Part of General Paper Session (Other abstracts in this session)

A sociolinguistic analysis of urban masculinities, language, and violence

Authors: Lawson, Robert George
Submitted by: Lawson, Robert George (Birmingham City University, United Kingdom)

Over the past fifty years, a large body of research has argued that masculinity and violence are closely related, especially in Western society, with particular focus being paid on the position of violence and delinquency in the lives of urban adolescent males (Regoli, Hewitt & Delisa 2009). While it is clear that this research has contributed a great deal to our understanding of the apparent centrality of violence (real or perceived) in the lives of urban adolescent males, much of it has neglected (or only tangentially considered) the role played by language in relation to masculinity and violence. This is a particularly important point to address since not only are urban males often assumed to engage in anti-social, violent and criminal practices, but this orientation is expected to be enacted through their language (cf. Quinn 2004). Thus, being a ‘violent urban adolescent male’ (primarily characterized through the idea of the ‘hard man’, an individual who embodies an ideology of violence, aggression and toughness, Young 2007), presupposes that an individual will mark this out through how they use language.

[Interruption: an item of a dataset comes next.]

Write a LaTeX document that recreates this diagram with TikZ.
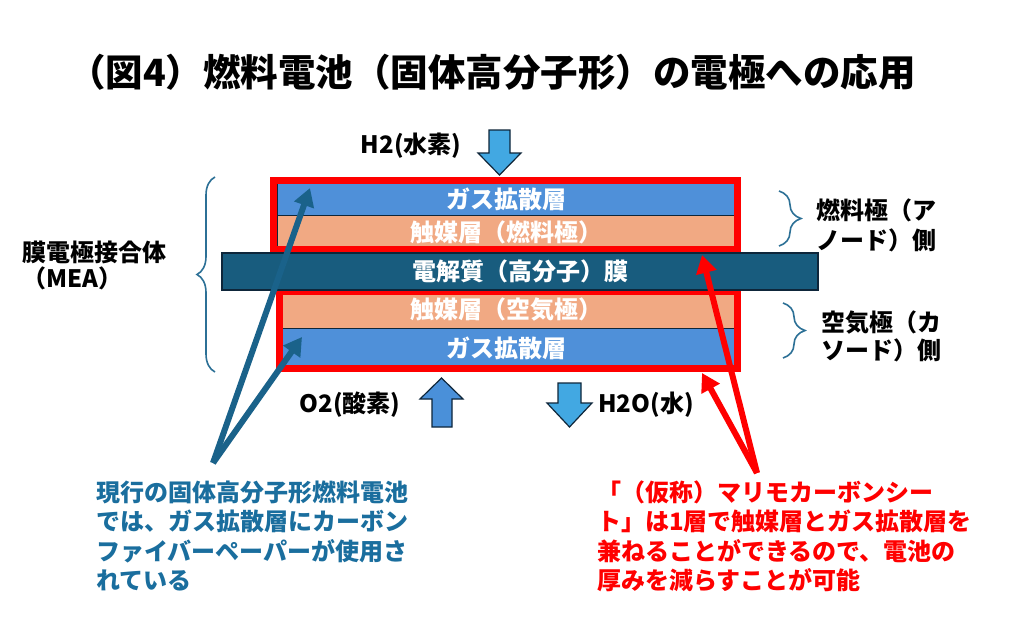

Through an analysis of urban adolescent males narratives of interpersonal violence collected during a three year ethnographic study of a high school in Glasgow, Scotland, this paper aims to problematize the notion that violence is an intrinsic part of ‘being a man’, particularly in post-industrial urban cities. I consider how ‘toughness’ is communicated and constructed in narratives, how it is rejected and  reformulated within urban adolescent male communities, and outline some of the ways in which urban adolescent males conceptualize ‘tough’ masculinities in their day-to-day lives.

This paper contributes to the ongoing dialogue regarding the contemporary concern of ‘tough’ masculinities in urban contexts and offers a critique on the role language plays in constructing such masculinities. 

References

Quinn, Patrick 2004. Easterhouse 2004: An Ethnographic Account of Men’s Experience, Use and Refusal of Violence, unpublished PhD dissertation, University of Glasgow

Regoli, Robert, John Dewitt & Matt Delisi 2009. Delinquency in Society: 8th Edition. Sudbury, MA: Jones and Bartlett Publishers.

Young, Hilary (2007). Hard man/new man: Re/composing masculinities in Glasgow C.1950 - 2000. Oral History 35(1):  71 - 81.